(March 28): Most emerging Asian currencies on Tuesday fell from multi-month highs the previous day as the dollar gained back a bit of strength and traders took profits on regional units.
The dollar recovered from a four-month-low as anxiety over Donald Trump's setback on healthcare gave way to tentative hopes for the US President's planned stimulus policies.
"Today is a day of reflection and consolidation," said Stephen Innes, senior trader at OANDA, adding that there were waves of profit-taking.
Technical indicators such as the Relative Strength Index showed the Taiwan dollar, the Indian rupee and the Thai baht are in the overbought zone and a few other currencies near that zone.
The Malaysian ringgit declined on weak crude oil prices which were hovering near a four month low, while the South Korean won which fell earlier on the day on dollar short covering, recovered later.
The Philippine peso was slightly down, due to dollar demand from corporate and foreign outflows from the equity markets.
Foreigners have net sold about US$130 million in Philippine equities, according to the exchange data.
Markets in India and Indonesia were closed for public holidays.
The dollar index was up 0.1% on Tuesday. It has fallen nearly 3% this month. If it declined another 2%, that would take it to levels before Donald Trump won the November election to be US president.
With collapse of the healthcare legislation late last week, doubts have emerged about whether Trump can pass his other reforms such as tax cuts and infrastructure spending, the bets on which the dollar rose sharply since November.

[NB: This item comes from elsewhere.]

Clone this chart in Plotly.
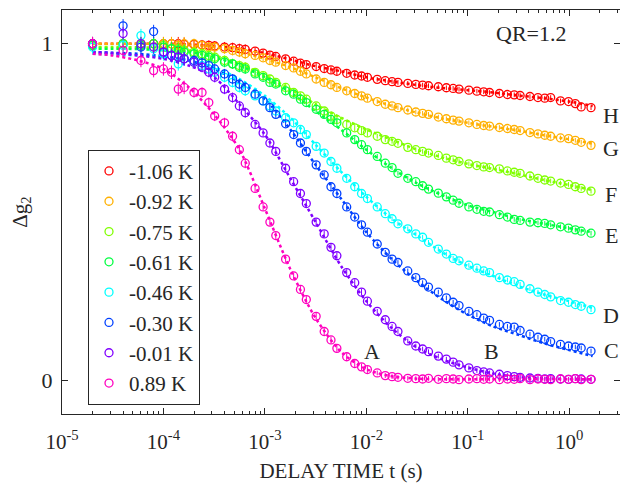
import plotly.graph_objects as go

# Delay times (s), multi-tau correlator lags
times = [2e-5, 4e-5, 6e-5, 8e-5, 1e-4, 1.2e-4, 1.4e-4, 1.6e-4,
         2.0e-4, 2.4e-4, 2.8e-4, 3.2e-4, 4.0e-4, 4.8e-4, 5.6e-4, 6.4e-4,
         8.0e-4, 9.6e-4, 1.12e-3, 1.28e-3, 1.6e-3, 1.92e-3, 2.24e-3, 2.56e-3,
         3.2e-3, 3.84e-3, 4.48e-3, 5.12e-3, 6.4e-3, 7.68e-3, 8.96e-3, 1.024e-2,
         1.28e-2, 1.536e-2, 1.792e-2, 2.048e-2, 2.56e-2, 3.072e-2, 3.584e-2, 4.096e-2,
         5.12e-2, 6.144e-2, 7.168e-2, 8.192e-2, 0.1024, 0.1229, 0.1434, 0.1638,
         0.2048, 0.2458, 0.2867, 0.3277, 0.4096, 0.4915, 0.5734, 0.6554,
         0.8192, 0.983, 1.147, 1.311, 1.638]

errors = [0.02, 0.02, 0.02, 0.02, 0.02, 0.02, 0.02, 0.02,
          0.015, 0.015, 0.015, 0.015, 0.015, 0.015, 0.015, 0.015,
          0.01, 0.01, 0.01, 0.01, 0.01, 0.01, 0.01, 0.01,
          0.01, 0.01, 0.01, 0.01, 0.01, 0.01, 0.01, 0.01,
          0.007, 0.007, 0.007, 0.007, 0.007, 0.007, 0.007, 0.007,
          0.007, 0.007, 0.007, 0.007, 0.007, 0.007, 0.007, 0.007,
          0.007, 0.007, 0.007, 0.007, 0.007, 0.007, 0.007, 0.007,
          0.007, 0.007, 0.007, 0.007, 0.007]

labels = ["-1.06 K", "-0.92 K", "-0.75 K", "-0.61 K", "-0.46 K", "-0.30 K", "-0.01 K", "0.89 K"]
colors = ["#FF0000", "#FFB000", "#80FF00", "#00FF40", "#00FFFF", "#0040FF", "#8000FF", "#FF00BF"]

red = [1.0, 1.0, 1.0, 1.0, 1.0, 1.0, 1.0, 0.998, 0.998, 0.996, 0.995, 0.993, 0.99, 0.988, 0.985, 0.983,
       0.978, 0.972, 0.966, 0.962, 0.955, 0.948, 0.942, 0.938, 0.932, 0.926, 0.922, 0.918, 0.912, 0.907,
       0.904, 0.9, 0.894, 0.89, 0.887, 0.885, 0.882, 0.879, 0.877, 0.875, 0.872, 0.869, 0.867, 0.865,
       0.862, 0.859, 0.857, 0.855, 0.852, 0.849, 0.848, 0.846, 0.843, 0.84, 0.838, 0.84, 0.83, 0.828,
       0.822, 0.812, 0.81]
orange = [1.0, 1.0, 1.0, 1.0, 1.0, 1.0, 0.995, 1.0, 1.0, 0.995, 0.99, 0.99, 0.985, 0.98, 0.975, 0.97,
          0.965, 0.958, 0.95, 0.945, 0.935, 0.928, 0.918, 0.91, 0.895, 0.885, 0.878, 0.87, 0.86, 0.852,
          0.845, 0.838, 0.828, 0.82, 0.815, 0.81, 0.803, 0.797, 0.793, 0.79, 0.782, 0.777, 0.773, 0.77,
          0.765, 0.76, 0.757, 0.755, 0.751, 0.748, 0.745, 0.742, 0.736, 0.732, 0.728, 0.725, 0.72, 0.718,
          0.713, 0.707, 0.698]
yellowgreen = [0.995, 1.0, 1.0, 0.99, 0.995, 0.985, 0.985, 0.98, 0.975, 0.97, 0.965, 0.96, 0.95, 0.94,
               0.935, 0.93, 0.915, 0.905, 0.895, 0.885, 0.87, 0.855, 0.845, 0.835, 0.815, 0.8, 0.785, 0.775,
               0.76, 0.75, 0.742, 0.735, 0.725, 0.715, 0.71, 0.704, 0.692, 0.685, 0.68, 0.675, 0.668, 0.66,
               0.655, 0.65, 0.643, 0.638, 0.634, 0.632, 0.628, 0.622, 0.618, 0.615, 0.607, 0.6, 0.595, 0.592,
               0.586, 0.582, 0.575, 0.57, 0.562]
green = [0.995, 1.0, 0.995, 1.0, 0.99, 0.985, 0.98, 0.975, 0.97, 0.965, 0.96, 0.955, 0.945, 0.94, 0.93,
         0.925, 0.91, 0.9, 0.885, 0.88, 0.86, 0.85, 0.835, 0.825, 0.805, 0.79, 0.775, 0.765, 0.735, 0.715,
         0.7, 0.685, 0.665, 0.645, 0.632, 0.615, 0.6, 0.59, 0.578, 0.568, 0.556, 0.545, 0.535, 0.526, 0.515,
         0.508, 0.502, 0.5, 0.492, 0.485, 0.478, 0.475, 0.47, 0.468, 0.466, 0.462, 0.456, 0.452, 0.447,
         0.443, 0.437]
cyan = [0.99, 0.995, 1.024, 0.985, 0.97, 0.965, 0.94, 0.955, 0.945, 0.935, 0.925, 0.915, 0.9, 0.885, 0.87,
        0.86, 0.845, 0.83, 0.815, 0.8, 0.78, 0.765, 0.745, 0.73, 0.695, 0.675, 0.65, 0.63, 0.6, 0.575, 0.555,
        0.54, 0.515, 0.495, 0.48, 0.465, 0.45, 0.435, 0.425, 0.41, 0.39, 0.375, 0.362, 0.355, 0.342, 0.333,
        0.325, 0.32, 0.305, 0.298, 0.293, 0.285, 0.272, 0.262, 0.255, 0.248, 0.237, 0.232, 0.225, 0.22, 0.21]
blue = [1.0, 1.053, 0.99, 1.036, 0.975, 0.965, 0.96, 0.955, 0.95, 0.943, 0.935, 0.925, 0.91, 0.895, 0.88,
        0.87, 0.85, 0.83, 0.81, 0.79, 0.762, 0.73, 0.705, 0.68, 0.64, 0.61, 0.575, 0.555, 0.515, 0.485, 0.462,
        0.44, 0.405, 0.38, 0.36, 0.35, 0.325, 0.305, 0.29, 0.277, 0.262, 0.245, 0.232, 0.222, 0.205, 0.195,
        0.185, 0.178, 0.166, 0.16, 0.158, 0.148, 0.137, 0.128, 0.122, 0.115, 0.107, 0.102, 0.099, 0.096, 0.087]
purple = [1.0, 1.03, 1.0, 0.99, 0.975, 0.965, 0.96, 0.955, 0.945, 0.93, 0.915, 0.9, 0.865, 0.84, 0.815,
          0.795, 0.76, 0.735, 0.705, 0.68, 0.63, 0.59, 0.555, 0.525, 0.47, 0.435, 0.395, 0.37, 0.32, 0.29,
          0.262, 0.235, 0.205, 0.18, 0.16, 0.145, 0.117, 0.102, 0.093, 0.085, 0.072, 0.063, 0.054, 0.046,
          0.037, 0.029, 0.025, 0.022, 0.018, 0.014, 0.011, 0.009, 0.007, 0.006, 0.004, 0.005, 0.004, 0.003,
          0.005, 0.004, 0.003]
magenta = [1.0, 0.98, 0.95, 0.92, 0.925, 0.915, 0.865, 0.87, 0.855, 0.855, 0.825, 0.785, 0.765, 0.725,
           0.685, 0.645, 0.57, 0.515, 0.47, 0.43, 0.36, 0.31, 0.27, 0.24, 0.19, 0.145, 0.12, 0.095, 0.07,
           0.05, 0.04, 0.032, 0.022, 0.014, 0.011, 0.009, 0.006, 0.005, 0.004, 0.006, 0.003, 0.005, 0.004,
           0.002, 0.004, 0.005, 0.003, 0.004, 0.002, 0.004, 0.003, 0.005, 0.002, 0.004, 0.003, 0.002, 0.004,
           0.003, 0.005, 0.002, 0.003]

# Fit curves sampled on a coarse log grid
fit_times = [2e-5, 3.16e-5, 5.62e-5, 1e-4, 1.78e-4, 3.16e-4, 5.62e-4, 1e-3, 1.78e-3, 3.16e-3, 5.62e-3,
             1e-2, 1.78e-2, 3.16e-2, 5.62e-2, 0.1, 0.178, 0.316, 0.562, 1.0, 1.7]
fit_red = [1.0, 1.0, 1.0, 1.0, 0.998, 0.993, 0.985, 0.972, 0.953, 0.933, 0.918, 0.9, 0.888, 0.877, 0.868,
           0.862, 0.855, 0.846, 0.838, 0.828, 0.815]
fit_orange = [1.0, 1.0, 1.0, 0.998, 0.995, 0.99, 0.975, 0.955, 0.93, 0.9, 0.868, 0.84, 0.815, 0.795, 0.778,
              0.765, 0.753, 0.742, 0.728, 0.716, 0.703]
fit_yellowgreen = [0.99, 0.99, 0.989, 0.988, 0.98, 0.965, 0.94, 0.905, 0.865, 0.82, 0.78, 0.745, 0.715,
                   0.685, 0.662, 0.643, 0.628, 0.612, 0.595, 0.58, 0.565]
fit_green = [0.985, 0.985, 0.984, 0.98, 0.975, 0.96, 0.935, 0.9, 0.855, 0.8, 0.745, 0.685, 0.63, 0.585,
             0.55, 0.52, 0.5, 0.48, 0.465, 0.452, 0.44]
fit_cyan = [0.97, 0.968, 0.965, 0.96, 0.95, 0.93, 0.895, 0.845, 0.78, 0.7, 0.62, 0.545, 0.48, 0.43, 0.38,
            0.34, 0.31, 0.28, 0.255, 0.235, 0.215]
fit_blue = [0.975, 0.973, 0.97, 0.963, 0.95, 0.925, 0.885, 0.835, 0.745, 0.64, 0.54, 0.44, 0.36, 0.295,
            0.24, 0.195, 0.16, 0.135, 0.11, 0.09, 0.072]
fit_purple = [0.975, 0.972, 0.965, 0.955, 0.935, 0.9, 0.82, 0.73, 0.6, 0.47, 0.34, 0.235, 0.155, 0.097,
              0.062, 0.038, 0.02, 0.01, 0.006, 0.004, 0.003]
fit_magenta = [0.97, 0.965, 0.95, 0.925, 0.87, 0.79, 0.685, 0.51, 0.33, 0.185, 0.085, 0.033, 0.012, 0.005,
               0.003, 0.003, 0.003, 0.003, 0.003, 0.003, 0.003]

series = [red, orange, yellowgreen, green, cyan, blue, purple, magenta]
fits = [fit_red, fit_orange, fit_yellowgreen, fit_green, fit_cyan, fit_blue, fit_purple, fit_magenta]

# axis ticks
x_major = [1e-5, 1e-4, 1e-3, 1e-2, 1e-1, 1]
x_major_text = ["10<sup>-5</sup>", "10<sup>-4</sup>", "10<sup>-3</sup>", "10<sup>-2</sup>",
                "10<sup>-1</sup>", "10<sup>0</sup>"]
x_minor = [m * d for d in [1e-5, 1e-4, 1e-3, 1e-2, 1e-1, 1] for m in [2, 3, 4, 5, 6, 7, 8, 9]]
y_ticks = [0, 1]
y_tick_text = ["0", "1"]

FONT = "Liberation Serif, Times New Roman, Times, serif"
TXT = "#262626"
AX = "#262626"

fig = go.Figure()
for fy, col in zip(fits, colors):
    fig.add_trace(go.Scatter(
        x=fit_times, y=fy, mode="lines", showlegend=False, hoverinfo="skip",
        line=dict(color=col, width=2.5, dash="dot", shape="spline", smoothing=0.8)))
for ys, lab, col in zip(series, labels, colors):
    fig.add_trace(go.Scatter(
        x=times, y=ys, mode="markers", name=lab,
        marker=dict(symbol="circle-open", size=8, color=col, line=dict(width=1.3, color=col)),
        error_y=dict(type="data", array=errors, visible=True, color=col, thickness=1, width=0)))

# invisible trace on the minor-tick axis so it is drawn
fig.add_trace(go.Scatter(x=[times[0]], y=[red[0]], xaxis="x2", mode="markers",
                         marker=dict(opacity=0), showlegend=False, hoverinfo="skip"))

annotations = [
    dict(x=0.4115, y=0.787, text="H"), dict(x=0.4115, y=0.689, text="G"),
    dict(x=0.4115, y=0.553, text="F"), dict(x=0.4115, y=0.429, text="E"),
    dict(x=0.4115, y=0.192, text="D"), dict(x=0.4115, y=0.089, text="C"),
    dict(x=-0.771, y=0.086, text="B"), dict(x=-1.944, y=0.086, text="A"),
    dict(x=-0.377, y=1.03, text="QR=1.2"),
]
for a in annotations:
    a.update(xref="x", yref="y", showarrow=False, font=dict(family=FONT, size=22, color=TXT),
             xanchor="center", yanchor="middle")

# The page body adds an 8 px offset, so the figure is 8 px smaller and the margins shifted
fig.update_layout(
    width=620, height=475,
    margin=dict(l=54, r=8, t=2, b=69, autoexpand=False),
    paper_bgcolor="white", plot_bgcolor="white",
    font=dict(family=FONT, size=21, color=TXT),
    showlegend=True,
    legend=dict(x=0.0466, y=0.654, xanchor="left", yanchor="top",
                bgcolor="white", bordercolor=AX, borderwidth=1,
                font=dict(family=FONT, size=21, color=TXT), itemwidth=30, tracegroupgap=0),
    annotations=annotations,
    xaxis=dict(type="log", range=[-5, 0.5], showgrid=False, zeroline=False, automargin=False,
               showline=True, linecolor=AX, linewidth=1, mirror="ticks",
               ticks="inside", ticklen=6, tickcolor=AX,
               tickvals=x_major, ticktext=x_major_text, ticklabelstandoff=9,
               title=dict(text="DELAY TIME t (s)", font=dict(family=FONT, size=21, color=TXT), standoff=10),
               tickfont=dict(family=FONT, size=21, color=TXT)),
    xaxis2=dict(type="log", range=[-5, 0.5], overlaying="x", side="bottom", showgrid=False,
                zeroline=False, automargin=False, showline=False, mirror="ticks",
                ticks="inside", ticklen=3, tickcolor=AX, tickvals=x_minor, showticklabels=False),
    yaxis=dict(range=[-0.1, 1.1], showgrid=False, zeroline=False, automargin=False,
               showline=True, linecolor=AX, linewidth=1, mirror="ticks",
               ticks="inside", ticklen=6, tickcolor=AX,
               tickvals=y_ticks, ticktext=y_tick_text, ticklabelstandoff=4,
               title=dict(text="Δg<sub>2</sub>", font=dict(family=FONT, size=21, color=TXT), standoff=10),
               tickfont=dict(family=FONT, size=22, color=TXT)),
)

fig.write_html("out.html")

While two more likely Fed rate hikes this year are expected to support the greenback, some analysts said the rate hikes are not a certainty with mounting risks ahead.
Given political uncertainty, a rate hike in the United States in June is not guaranteed, and "that favours the emerging market currencies, especially the high yielders," Innes said.
On Wednesday, British Prime Minister Theresa May will formally notify the European Union of Britain's intention to leave it, triggering Article 50 of the Lisbon Treaty and launching two years of unprecedented negotiations. However analysts said its impact on emerging Asian currencies would be small.
"EM Asia currencies are not expected to be knocked back in 'risk off' moves," Mizuho senior economist Vishnu Varathan wrote in a note.
China's yuan fell 0.12% to 6.8843 per dollar.
While other emerging Asian currencies have been volatile in line with dollar movements over the past few weeks, the yuan has been resilient. The 3-month volatility of China's yuan stood at 3.8% on Tuesday, the lowest among the emerging Asian currencies.
"Yuan is relatively steady, ahead of the release of U.S Treasury FX report" said Qi Gao, FX strategist for Scotiabank in Singapore.
The US Treasury's next report on the issue is due in April. It is awaited to see if any country will be labelled a currency-manipulator.